• Aim of the exercise: Starting at the line that contains "Convert this chart to Apache ECharts code." and stopping after the line that contains "const titleTop = [28, 285];", copy the lines exactly. Pictures are left out.

• Records for the task:
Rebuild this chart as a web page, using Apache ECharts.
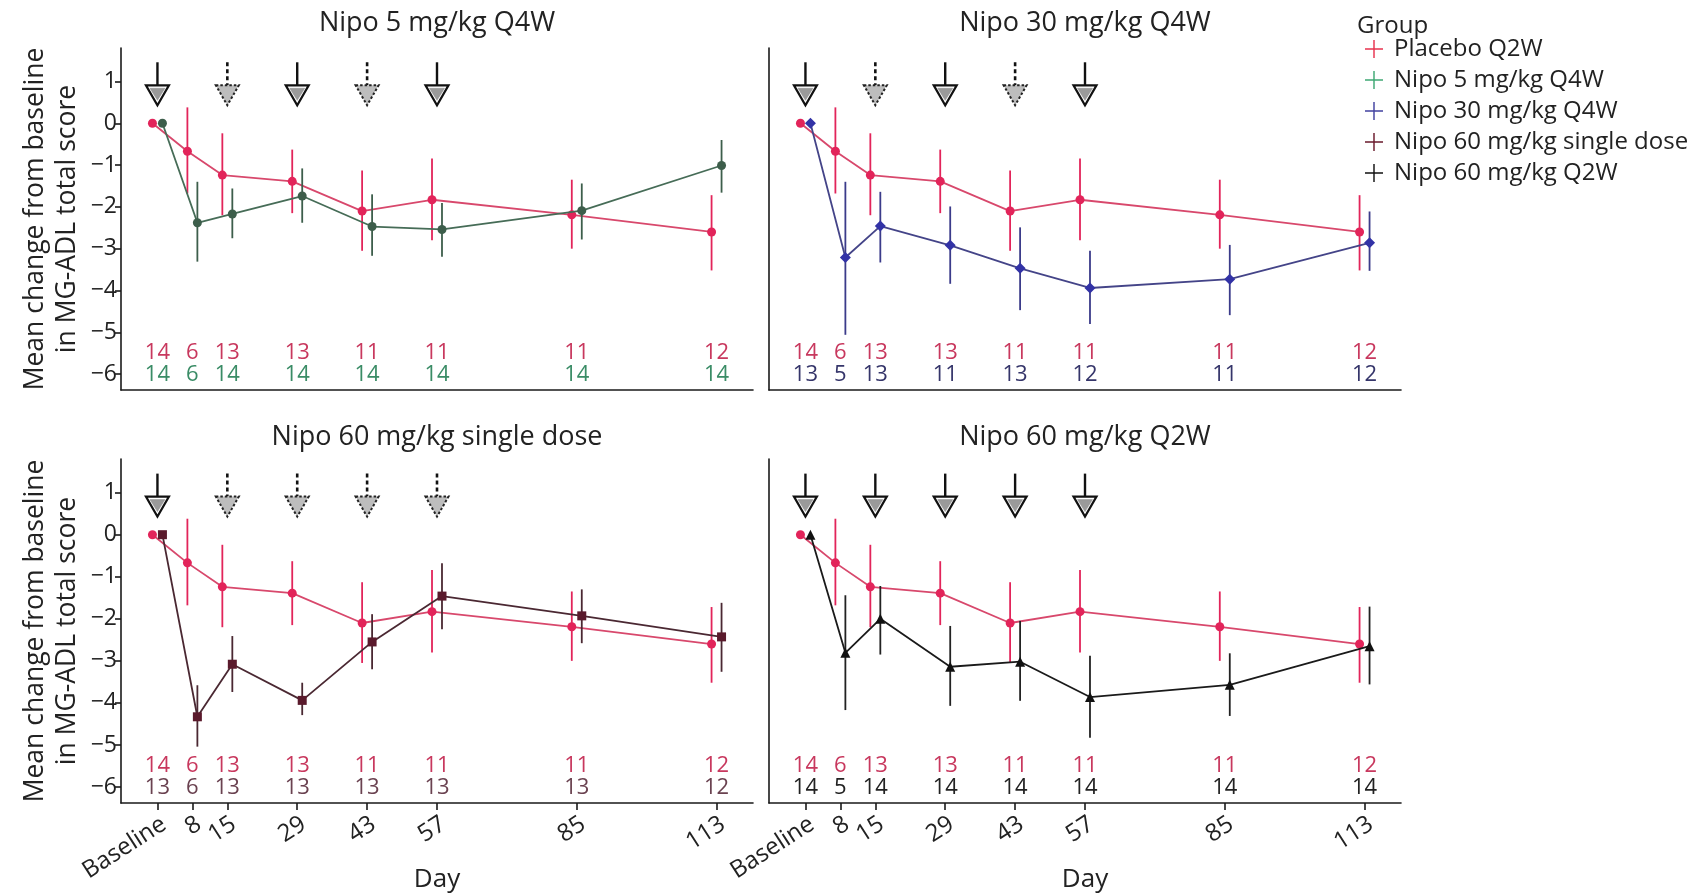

* * *

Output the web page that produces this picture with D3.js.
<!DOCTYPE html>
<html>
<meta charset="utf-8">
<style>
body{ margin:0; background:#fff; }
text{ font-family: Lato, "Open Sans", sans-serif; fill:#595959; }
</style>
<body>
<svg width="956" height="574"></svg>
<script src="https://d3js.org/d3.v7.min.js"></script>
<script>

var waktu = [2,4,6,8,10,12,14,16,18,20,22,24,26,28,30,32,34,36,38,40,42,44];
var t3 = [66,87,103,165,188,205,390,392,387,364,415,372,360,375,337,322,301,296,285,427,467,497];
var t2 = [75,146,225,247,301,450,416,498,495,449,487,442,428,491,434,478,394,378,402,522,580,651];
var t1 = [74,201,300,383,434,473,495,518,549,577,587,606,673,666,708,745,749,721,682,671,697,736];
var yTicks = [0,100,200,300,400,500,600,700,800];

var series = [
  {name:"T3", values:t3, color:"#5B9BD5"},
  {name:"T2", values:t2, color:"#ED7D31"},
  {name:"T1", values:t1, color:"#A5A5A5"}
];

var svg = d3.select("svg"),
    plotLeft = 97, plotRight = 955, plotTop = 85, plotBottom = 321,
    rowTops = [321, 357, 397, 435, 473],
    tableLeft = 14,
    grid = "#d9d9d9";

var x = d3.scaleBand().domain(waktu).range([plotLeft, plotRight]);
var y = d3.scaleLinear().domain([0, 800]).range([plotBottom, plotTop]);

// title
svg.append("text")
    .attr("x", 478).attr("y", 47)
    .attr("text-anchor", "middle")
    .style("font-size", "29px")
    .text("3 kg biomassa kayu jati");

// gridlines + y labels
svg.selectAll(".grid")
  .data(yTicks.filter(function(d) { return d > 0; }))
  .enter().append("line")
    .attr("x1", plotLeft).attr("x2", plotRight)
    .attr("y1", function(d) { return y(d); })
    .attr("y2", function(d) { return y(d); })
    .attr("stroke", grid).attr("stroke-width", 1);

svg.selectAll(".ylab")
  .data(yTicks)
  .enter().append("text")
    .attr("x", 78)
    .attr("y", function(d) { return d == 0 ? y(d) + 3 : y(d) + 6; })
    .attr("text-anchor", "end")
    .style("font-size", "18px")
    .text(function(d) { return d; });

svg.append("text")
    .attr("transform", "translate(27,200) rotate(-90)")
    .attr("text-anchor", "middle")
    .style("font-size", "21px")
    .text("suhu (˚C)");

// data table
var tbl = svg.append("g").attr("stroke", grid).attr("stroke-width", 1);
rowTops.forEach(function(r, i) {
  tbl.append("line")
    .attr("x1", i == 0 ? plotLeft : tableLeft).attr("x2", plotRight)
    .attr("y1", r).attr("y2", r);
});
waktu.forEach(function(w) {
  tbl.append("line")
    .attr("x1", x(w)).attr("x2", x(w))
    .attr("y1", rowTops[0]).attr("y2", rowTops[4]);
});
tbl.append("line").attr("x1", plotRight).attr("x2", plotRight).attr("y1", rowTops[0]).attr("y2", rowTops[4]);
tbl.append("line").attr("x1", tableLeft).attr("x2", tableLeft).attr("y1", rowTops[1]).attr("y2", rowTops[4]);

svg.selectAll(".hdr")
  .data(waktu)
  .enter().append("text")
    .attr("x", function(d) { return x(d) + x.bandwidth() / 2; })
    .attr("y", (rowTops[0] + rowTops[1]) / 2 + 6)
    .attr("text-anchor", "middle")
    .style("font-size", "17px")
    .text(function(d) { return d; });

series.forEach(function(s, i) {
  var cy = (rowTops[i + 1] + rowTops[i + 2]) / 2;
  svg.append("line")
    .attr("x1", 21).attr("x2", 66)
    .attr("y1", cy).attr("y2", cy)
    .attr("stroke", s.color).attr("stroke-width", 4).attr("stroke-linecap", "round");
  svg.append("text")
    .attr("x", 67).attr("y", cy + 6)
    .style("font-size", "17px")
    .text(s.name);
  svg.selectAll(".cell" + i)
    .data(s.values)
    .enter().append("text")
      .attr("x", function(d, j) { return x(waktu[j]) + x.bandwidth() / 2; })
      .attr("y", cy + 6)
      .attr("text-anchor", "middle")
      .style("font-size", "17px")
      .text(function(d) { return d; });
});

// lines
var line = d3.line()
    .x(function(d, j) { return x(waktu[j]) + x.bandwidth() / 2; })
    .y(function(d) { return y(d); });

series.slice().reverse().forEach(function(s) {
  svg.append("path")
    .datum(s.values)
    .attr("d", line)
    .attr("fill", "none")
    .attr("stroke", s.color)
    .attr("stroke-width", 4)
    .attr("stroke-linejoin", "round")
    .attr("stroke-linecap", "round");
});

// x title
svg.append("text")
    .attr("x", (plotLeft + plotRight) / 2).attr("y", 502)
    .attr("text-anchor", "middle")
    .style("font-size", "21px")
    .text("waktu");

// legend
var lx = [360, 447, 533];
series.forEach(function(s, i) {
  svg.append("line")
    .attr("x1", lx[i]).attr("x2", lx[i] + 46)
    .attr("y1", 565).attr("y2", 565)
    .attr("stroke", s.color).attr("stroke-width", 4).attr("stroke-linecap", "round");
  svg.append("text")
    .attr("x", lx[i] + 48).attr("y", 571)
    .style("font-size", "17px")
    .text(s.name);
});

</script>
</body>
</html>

...

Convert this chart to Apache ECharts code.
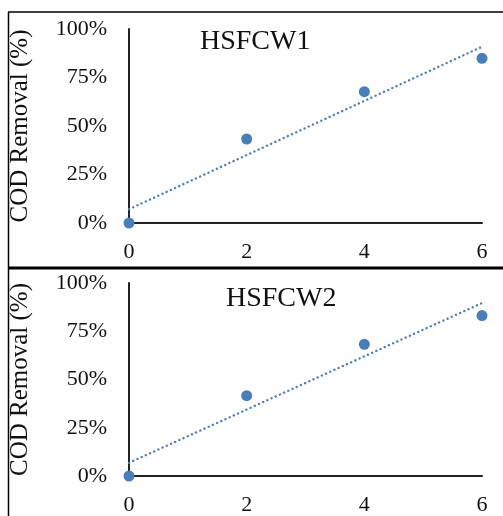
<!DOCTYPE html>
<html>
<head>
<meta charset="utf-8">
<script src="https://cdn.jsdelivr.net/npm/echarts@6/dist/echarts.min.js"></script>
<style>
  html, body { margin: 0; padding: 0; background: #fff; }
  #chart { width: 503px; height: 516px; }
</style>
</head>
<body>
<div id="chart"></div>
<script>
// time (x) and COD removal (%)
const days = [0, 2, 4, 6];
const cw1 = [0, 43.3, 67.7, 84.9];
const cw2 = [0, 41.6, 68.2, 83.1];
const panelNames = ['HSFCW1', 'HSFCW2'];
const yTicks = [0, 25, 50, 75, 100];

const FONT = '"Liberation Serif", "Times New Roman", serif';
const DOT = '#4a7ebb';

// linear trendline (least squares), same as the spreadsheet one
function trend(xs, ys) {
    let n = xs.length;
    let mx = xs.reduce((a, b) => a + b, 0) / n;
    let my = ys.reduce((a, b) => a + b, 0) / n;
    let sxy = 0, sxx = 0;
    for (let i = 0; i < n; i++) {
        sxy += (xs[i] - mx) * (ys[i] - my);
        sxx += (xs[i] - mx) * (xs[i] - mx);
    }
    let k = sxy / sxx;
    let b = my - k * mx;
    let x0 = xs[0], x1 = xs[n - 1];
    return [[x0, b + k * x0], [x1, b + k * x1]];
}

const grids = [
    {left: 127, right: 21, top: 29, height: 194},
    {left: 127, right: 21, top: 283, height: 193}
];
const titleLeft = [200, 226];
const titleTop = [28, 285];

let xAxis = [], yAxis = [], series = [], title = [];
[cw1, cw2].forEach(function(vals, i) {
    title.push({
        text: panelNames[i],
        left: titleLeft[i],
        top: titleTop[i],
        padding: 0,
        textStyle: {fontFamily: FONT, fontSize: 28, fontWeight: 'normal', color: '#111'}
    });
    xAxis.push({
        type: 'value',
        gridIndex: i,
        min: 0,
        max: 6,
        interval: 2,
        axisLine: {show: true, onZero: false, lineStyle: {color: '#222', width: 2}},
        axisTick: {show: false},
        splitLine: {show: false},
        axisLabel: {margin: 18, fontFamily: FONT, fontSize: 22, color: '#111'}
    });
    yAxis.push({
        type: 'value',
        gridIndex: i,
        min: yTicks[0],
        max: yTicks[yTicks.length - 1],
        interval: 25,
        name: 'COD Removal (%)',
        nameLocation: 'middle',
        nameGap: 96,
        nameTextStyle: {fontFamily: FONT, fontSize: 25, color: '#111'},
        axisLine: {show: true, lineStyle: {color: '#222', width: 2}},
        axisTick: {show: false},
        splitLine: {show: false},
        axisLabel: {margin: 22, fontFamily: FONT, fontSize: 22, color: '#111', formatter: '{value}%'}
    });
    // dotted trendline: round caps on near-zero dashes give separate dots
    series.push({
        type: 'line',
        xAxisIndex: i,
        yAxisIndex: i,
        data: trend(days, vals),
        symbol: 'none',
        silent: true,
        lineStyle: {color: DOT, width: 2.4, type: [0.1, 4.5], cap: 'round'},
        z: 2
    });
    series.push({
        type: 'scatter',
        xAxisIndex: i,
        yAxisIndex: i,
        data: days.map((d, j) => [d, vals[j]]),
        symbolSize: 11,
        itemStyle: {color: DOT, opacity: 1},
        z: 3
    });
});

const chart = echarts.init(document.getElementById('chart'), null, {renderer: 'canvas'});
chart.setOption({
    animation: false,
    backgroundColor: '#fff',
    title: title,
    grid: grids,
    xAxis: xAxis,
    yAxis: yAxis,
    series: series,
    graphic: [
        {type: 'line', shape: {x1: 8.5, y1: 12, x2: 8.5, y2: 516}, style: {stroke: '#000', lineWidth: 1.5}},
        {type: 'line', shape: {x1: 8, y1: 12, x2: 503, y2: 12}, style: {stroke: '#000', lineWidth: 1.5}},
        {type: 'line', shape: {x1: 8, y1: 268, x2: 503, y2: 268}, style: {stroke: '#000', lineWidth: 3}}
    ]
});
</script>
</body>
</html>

• Response to this task:
Convert this chart to Apache ECharts code.
<!DOCTYPE html>
<html>
<head>
<meta charset="utf-8">
<script src="https://cdn.jsdelivr.net/npm/echarts@6/dist/echarts.min.js"></script>
<style>
  html, body { margin: 0; padding: 0; background: #fff; }
  #chart { width: 503px; height: 516px; }
</style>
</head>
<body>
<div id="chart"></div>
<script>
// time (x) and COD removal (%)
const days = [0, 2, 4, 6];
const cw1 = [0, 43.3, 67.7, 84.9];
const cw2 = [0, 41.6, 68.2, 83.1];
const panelNames = ['HSFCW1', 'HSFCW2'];
const yTicks = [0, 25, 50, 75, 100];

const FONT = '"Liberation Serif", "Times New Roman", serif';
const DOT = '#4a7ebb';

// linear trendline (least squares), same as the spreadsheet one
function trend(xs, ys) {
    let n = xs.length;
    let mx = xs.reduce((a, b) => a + b, 0) / n;
    let my = ys.reduce((a, b) => a + b, 0) / n;
    let sxy = 0, sxx = 0;
    for (let i = 0; i < n; i++) {
        sxy += (xs[i] - mx) * (ys[i] - my);
        sxx += (xs[i] - mx) * (xs[i] - mx);
    }
    let k = sxy / sxx;
    let b = my - k * mx;
    let x0 = xs[0], x1 = xs[n - 1];
    return [[x0, b + k * x0], [x1, b + k * x1]];
}

const grids = [
    {left: 127, right: 21, top: 29, height: 194},
    {left: 127, right: 21, top: 283, height: 193}
];
const titleLeft = [200, 226];
const titleTop = [28, 285];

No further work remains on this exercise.